SCAF decrees that it can rule by decree (2am prelim wrapup)

As I sat with friends today in the chic, laid-back and very upscale Cafe Cabana in Maadi, a woman sat down with her laptop at a well-located table in the shade, near the bar. “That’s her table,” my friends told me. “She comes every day, sits there for hours. But if someone else takes her table, she raises hell, or just stands there glaring until they leave. They always do.”  Apparently she’s a good enough customer to make it worth the management’s while.  And indeed — how does one remove a power figure who simply (unlike my two-year-old) lacks the manners to know what sharing is?

Tonight it is becoming clear [update 3am at least it seems?] that SCAF has decided not to rig the presidential elections: preliminary tallies, from manual vote-counting being shown live on TV, show the Brotherhood’s Morsi with a strong early lead. (Live tallies here; have not seen tallies of spoiled ballots anywhere.) Instead, SCAF has decided to string up the whole presidency on puppet strings: a supplementary Constitutional Declaration, revealed tonight (Arabic here), takes away virtually all of the future president’s powers, including the power to act as commander-in-chief, name the defense minister, oversee the military budget, or declare war.  It seems constitutions are being lowered from the sky here article by article, as the need arises; new articles abrogate the old ones; sound familiar maybe?

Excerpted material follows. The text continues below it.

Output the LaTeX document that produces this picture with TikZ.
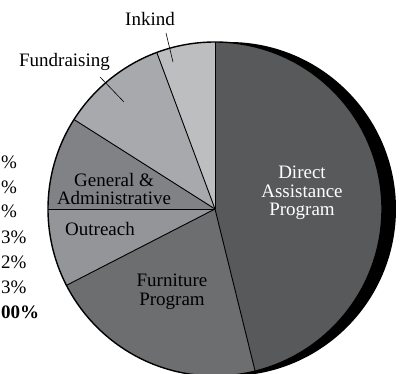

And there’s this bizarre status of forces declaration:

Article 53/2: If the country faces internal unrest which requires the intervention of the armed forces [ya’ni ey, dah?], the president can issue a decision to commission the armed forces – with the approval of the SCAF – to maintain security and defend public properties. Current Egyptian law [i.e., the martial law declaration revealed last week?] stipulates the powers of the armed forces and its authorities in cases where the military can use force, arrest or detain.

Also SCAF has revealed that it plans to push through a new constitution and install a new parliament in the next two months, i.e. force elections (yay! another pointless referendum! more pointless elections! and during the heat of Ramadan, why not?):

Article 60 B: If the constituent assembly [i.e, constitutional convention] is not completely formed within a week’s time, the SCAF will form a new constituent assembly – representative of all factions of society – to author a new constitution within three months from the day of the new assembly’s formation. The newly drafted constitution will be put forward after 15 days of the day it is completed, for approval by the people through a national referendum. [What if they reject it?] The parliamentary elections will take place one month from the day the new constitution is approved by the national referendum.

All of which gives SCAF at least two and a half branches of the government – three if Cairo goes for Shafik. Then what? Some revolutionaries and fellow-travelers are proclaiming that the revolution must continue. But the grisly news from Syria is an effective cautionary example (just as the example of US-led “maqrata” in Iraq probably delayed by several years any Syrian efforts to pursue democracy).

As I came into my hotel a couple of hours ago, the two men at the desk (the older one had voted for Shafik holding his nose and fearing theocracy, the younger for Morsi holding his nose and hating military dictatorship) were watching returns on TV and eager to vent. We went back and forth for a while: could the Brotherhood be trusted to relinquish power four years from now (but what power?), having broken every promise they’ve made in the past year and a half?  But then it was the Shafik supporter who said, commenting on the Constitutional Declaration and the figurehead presidency it creates: “We’ll be like England now. He’ll be like the Queen.”  I said maybe we could celebrate his birthday every year. We all laughed ruefully and said good night.